Muter still is "Tree of Life" by Michael Jacobsen, which really is another "big rock" which proudly stands on its pedestal, only showing its sculptural  origins in the bronze bite taken out of its top.

                            FENCE DETAIL : FINAL VERSION

Some of the garden's details approach sculpture as well. This is the top of a fence which borders the garden and tries to nicely delineate its boundary from the suburban surroundings.

These final sets of images are my effort to express some of the beauty of the gardens as gardens alone. This is mostly done with specimen Maple trees and with engaging varieties of vegetation. These contrasts express themselves beautifully in both color and black and white, depending on your taste. I would point out that as usual the contrasts in the black and white versions can be played up far beyond what would be seen as realistic in a color image. There are few constraints once you accept the abstraction of black and white. You could even reverse the luminosity of different colors with no one being "the wiser."

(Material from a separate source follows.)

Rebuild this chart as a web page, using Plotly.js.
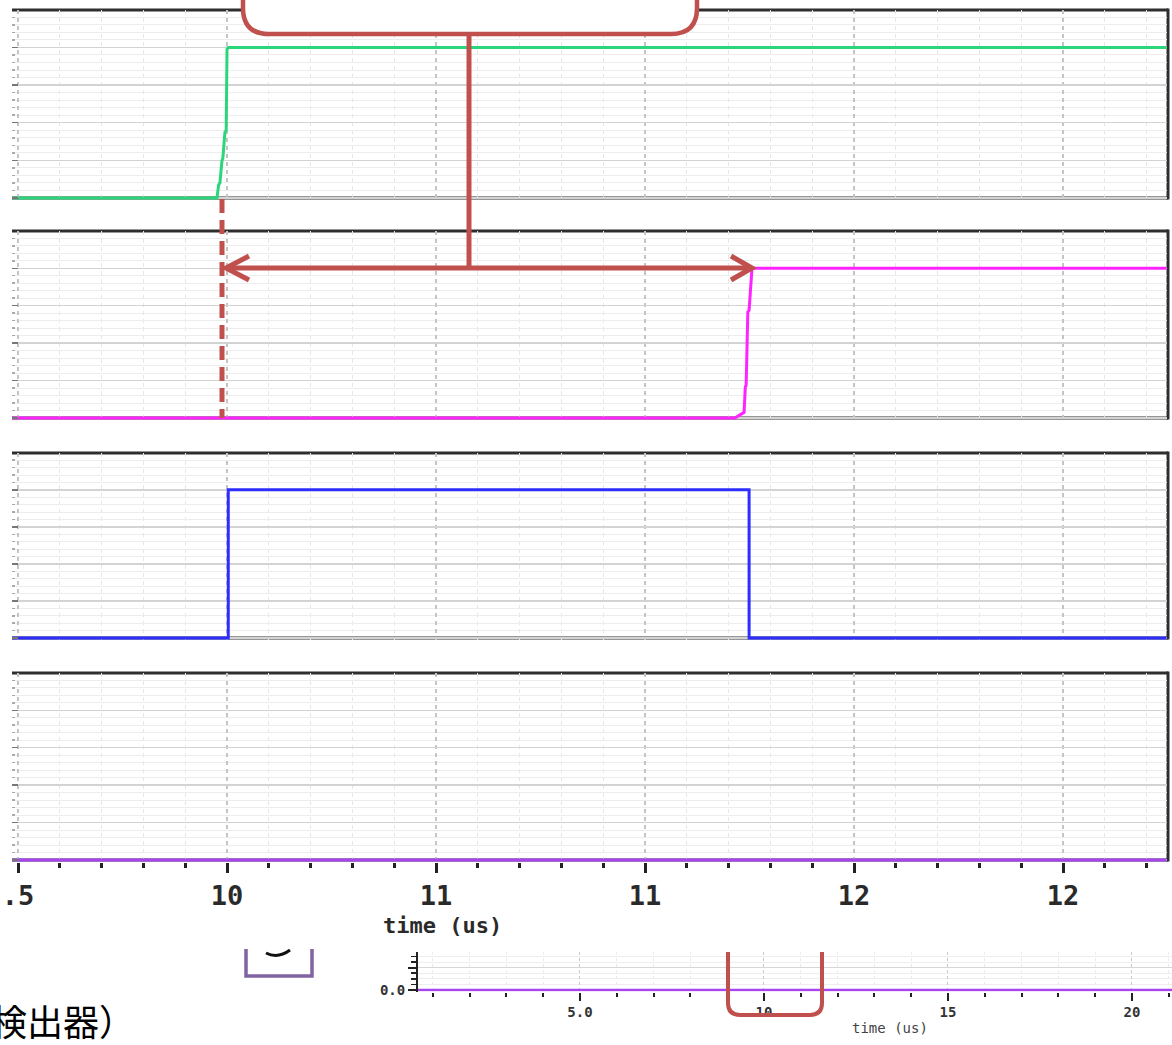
<!DOCTYPE html>
<html><head><meta charset="utf-8">
<script src="https://cdn.plot.ly/plotly-3.0.1.min.js"></script>
<style>html,body{margin:0;padding:0;background:#fff;overflow:hidden}#chart{width:1172px;height:1045px}</style>
</head><body><div id="chart"></div>
<script>
// ---------------- data ----------------
const greenT   = [9.4856, 9.976, 9.980, 9.983, 9.988, 9.990, 9.995, 9.998, 10.000, 10.003, 12.2512];
const greenV   = [0, 0, 0.35, 0.40, 1.00, 1.05, 1.75, 1.80, 3.95, 4, 4];
const magentaT = [9.4856, 11.215, 11.234, 11.237, 11.240, 11.242, 11.246, 11.249, 11.256, 12.2512];
const magentaV = [0, 0, 0.13, 0.15, 0.83, 0.88, 2.83, 2.88, 4, 4];
const blueT    = [9.4856, 10.003, 10.003, 11.249, 11.249, 12.2512];
const blueV    = [0, 0, 4, 4, 0, 0];
const purpleT  = [9.4856, 12.2512];
const purpleV  = [0, 0];
const insetT   = [0.6, 21.09];
const insetV   = [0, 0];

const mainTickVals  = [9.5, 10, 10.5, 11, 11.5, 12];
const mainTickText  = [".5", "10", "11", "11", "12", "12"];
const insetTickVals = [5, 10, 15, 20];
const insetTickText = ["5.0", "10", "15", "20"];
const insetYTickVals = [0, 1];
const insetYTickText = ["0.0", ""];
const xTitle   = "time (us)";
const noteText = "検出器）";

// ---------------- layout helpers ----------------
const W = 1172, H = 1045;
const fx = p => p / W;
const fy = p => 1 - p / H;
const RED = '#c0504d';
const MONO = 'DejaVu Sans Mono, monospace';

const panels = [
  {T: 10,  B: 198, color: '#2bd67b', t: greenT,   v: greenV},
  {T: 231, B: 418, color: '#ff24ff', t: magentaT, v: magentaV},
  {T: 453, B: 638, color: '#2d2dff', t: blueT,    v: blueV},
  {T: 673, B: 860, color: '#a845f0', t: purpleT,  v: purpleV}
];
const XL = 12, XR = 1168;

const data = [];
const layout = {
  width: W, height: H,
  margin: {l: 0, r: 0, t: 0, b: 0, pad: 0},
  paper_bgcolor: '#fff', plot_bgcolor: '#fff',
  showlegend: false,
  shapes: [], annotations: []
};

panels.forEach((p, i) => {
  const n = i + 1;
  const u = (p.B - p.T) / 5;
  const last = (n === 4);
  data.push({
    x: p.t, y: p.v, type: 'scatter', mode: 'lines',
    line: {color: p.color, width: 3},
    xaxis: 'x' + (n === 1 ? '' : n), yaxis: 'y' + (n === 1 ? '' : n),
    hoverinfo: 'skip'
  });
  layout['xaxis' + (n === 1 ? '' : n)] = {
    domain: [fx(XL), fx(XR - 1.5)],
    range: [9.4856, 9.5 + (XR - 1.5 - 18) / 418],
    anchor: 'y' + (n === 1 ? '' : n),
    tickmode: 'array', tickvals: mainTickVals, ticktext: mainTickText,
    showticklabels: last,
    ticks: last ? 'outside' : '', ticklen: 10, tickwidth: 3, tickcolor: '#222',
    tickfont: {family: MONO, size: 27, color: '#2a2a2a', weight: 'bold'},
    showgrid: true, gridcolor: '#c4c4c4', gridwidth: 1.2, griddash: '4px,4px',
    minor: {tickmode: 'linear', tick0: 9.5, dtick: 0.1,
            ticks: last ? 'outside' : '', ticklen: 5, tickwidth: 3, tickcolor: '#222',
            showgrid: true, gridcolor: '#e6e6e6', gridwidth: 1},
    showline: false, zeroline: false, fixedrange: true
  };
  layout['yaxis' + (n === 1 ? '' : n)] = {
    domain: [fy(p.B + 2), fy(p.T)],
    range: [-2 / u, 4.995],
    anchor: 'x' + (n === 1 ? '' : n),
    tickmode: 'linear', tick0: 0, dtick: 1,
    showticklabels: false,
    ticks: 'inside', ticklen: 6, tickwidth: 1.5, tickcolor: '#777',
    showgrid: true, gridcolor: '#d3d3d3', gridwidth: 1.5,
    minor: {tickmode: 'linear', tick0: 0, dtick: 0.2, ticks: 'inside', ticklen: 3,
            tickcolor: '#aaa', showgrid: true, gridcolor: '#ededed', gridwidth: 1},
    showline: false, zeroline: false, fixedrange: true
  };
  const fr = {type: 'line', xref: 'paper', yref: 'paper', layer: 'below',
              line: {color: '#2e2e2e', width: 3}};
  layout.shapes.push(Object.assign({}, fr, {x0: fx(XL), x1: fx(XR), y0: fy(p.T), y1: fy(p.T)}));
  layout.shapes.push(Object.assign({}, fr, {x0: fx(XL), x1: fx(XR), y0: fy(p.B), y1: fy(p.B)}));
  layout.shapes.push(Object.assign({}, fr, {x0: fx(XR), x1: fx(XR), y0: fy(p.T - 1.5), y1: fy(p.B + 1.5)}));
});

// ---------------- inset (lower overview plot) ----------------
data.push({x: insetT, y: insetV, type: 'scatter', mode: 'lines',
           line: {color: '#a845f0', width: 2.5}, xaxis: 'x5', yaxis: 'y5', hoverinfo: 'skip'});
layout.xaxis5 = {
  domain: [fx(418), 1], range: [0.6, 0.6 + (W - 418) / 36.8], anchor: 'y5',
  tickmode: 'array', tickvals: insetTickVals, ticktext: insetTickText,
  ticks: 'outside', ticklen: 8, tickwidth: 2, tickcolor: '#222',
  tickfont: {family: MONO, size: 14, color: '#333', weight: 'bold'},
  showgrid: true, gridcolor: '#c8c8c8', griddash: '3px,3px', gridwidth: 1,
  minor: {tickmode: 'linear', tick0: 0, dtick: 1, ticks: 'outside', ticklen: 4,
          tickwidth: 2, tickcolor: '#222', showgrid: true, gridcolor: '#ebebeb'},
  showline: false, zeroline: false, fixedrange: true
};
layout.yaxis5 = {
  domain: [fy(991.5), fy(952)], range: [-1.5 / 22.35, 1.7], anchor: 'x5',
  tickmode: 'array', tickvals: insetYTickVals, ticktext: insetYTickText,
  ticks: 'outside', ticklen: 8, tickwidth: 2, tickcolor: '#222',
  tickfont: {family: MONO, size: 14, color: '#333', weight: 'bold'},
  showgrid: true, gridcolor: '#d6d6d6',
  minor: {tickmode: 'linear', tick0: 0, dtick: 0.25, ticks: 'outside', ticklen: 5,
          tickwidth: 1.5, tickcolor: '#222', showgrid: true, gridcolor: '#eeeeee'},
  showline: true, linecolor: '#222', linewidth: 2, zeroline: false, fixedrange: true
};

// ---------------- callouts ----------------
function P(pts) {
  return pts.map(s => {
    const c = s[0], a = s.slice(1);
    const out = [];
    for (let k = 0; k < a.length; k += 2) out.push(fx(a[k]).toFixed(5) + ',' + fy(a[k + 1]).toFixed(5));
    return c + (out.length ? ' ' + out.join(' ') : '');
  }).join(' ');
}
const above = {xref: 'paper', yref: 'paper', layer: 'above'};
layout.shapes.push(Object.assign({}, above, {type: 'path',
  path: P([['M', 243, -20], ['L', 243, 8], ['Q', 243, 34, 269, 34], ['L', 671, 34],
           ['Q', 697, 34, 697, 8], ['L', 697, -20], ['Z']]),
  fillcolor: '#fff', line: {color: RED, width: 4.5}}));
layout.shapes.push(Object.assign({}, above, {type: 'line', x0: fx(469), x1: fx(469), y0: fy(36), y1: fy(268),
  line: {color: RED, width: 5}}));
layout.shapes.push(Object.assign({}, above, {type: 'line', x0: fx(228), x1: fx(750), y0: fy(268), y1: fy(268),
  line: {color: RED, width: 5}}));
layout.shapes.push(Object.assign({}, above, {type: 'path',
  path: P([['M', 249, 256], ['L', 226, 268], ['L', 249, 280]]), line: {color: RED, width: 5}}));
layout.shapes.push(Object.assign({}, above, {type: 'path',
  path: P([['M', 731, 256], ['L', 752, 268], ['L', 731, 280]]), line: {color: RED, width: 5}}));
layout.shapes.push(Object.assign({}, above, {type: 'line', x0: fx(222), x1: fx(222), y0: fy(199), y1: fy(418),
  line: {color: RED, width: 5, dash: '14px,7px'}}));
layout.shapes.push(Object.assign({}, above, {type: 'path',
  path: P([['M', 246, 949], ['L', 246, 976], ['L', 312, 976], ['L', 312, 949]]),
  line: {color: '#8064a2', width: 3.5}}));
layout.shapes.push(Object.assign({}, above, {type: 'path',
  path: P([['M', 266, 953], ['Q', 278, 959, 290, 950]]), line: {color: '#111', width: 3}}));
layout.shapes.push(Object.assign({}, above, {type: 'path',
  path: P([['M', 728, 952], ['L', 728, 1003], ['Q', 728, 1015, 740, 1015], ['L', 810, 1015],
           ['Q', 822, 1015, 822, 1003], ['L', 822, 952]]),
  line: {color: RED, width: 4}}));

layout.annotations.push({xref: 'paper', yref: 'paper', x: fx(442), y: fy(925), xanchor: 'center', yanchor: 'middle',
  text: xTitle, showarrow: false, font: {family: MONO, size: 22, color: '#2a2a2a', weight: 'bold'}});
layout.annotations.push({xref: 'paper', yref: 'paper', x: fx(890), y: fy(1028), xanchor: 'center', yanchor: 'middle',
  text: xTitle, showarrow: false, font: {family: MONO, size: 14, color: '#444'}});
layout.annotations.push({xref: 'paper', yref: 'paper', x: fx(137), y: fy(1020), xanchor: 'right', yanchor: 'middle',
  text: noteText, showarrow: false, font: {family: 'Noto Sans CJK JP', size: 36, color: '#000'}});

Plotly.newPlot('chart', data, layout, {displayModeBar: false, staticPlot: true});
</script>
</body></html>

                                                        LEAF NECKLACE : FINAL VERSION

                                                       LEAF NECKLACE B&W : FINAL VERSION




                            AMONG THE GIANTS : FINAL VERSION

                           AMONG THE GIANTS B&W : FINAL VERSION

In this final image, I used the panorama format to highlight the beautiful shape of the maple. The black and white version allows for subtly more contrast between the leaves and the surroundings.




I hope you have enjoyed this brief tour of the Big Rock Sculpture Garden. I would encourage you to use the web to head off the beaten track in your travels. You could be pleasantly surprised.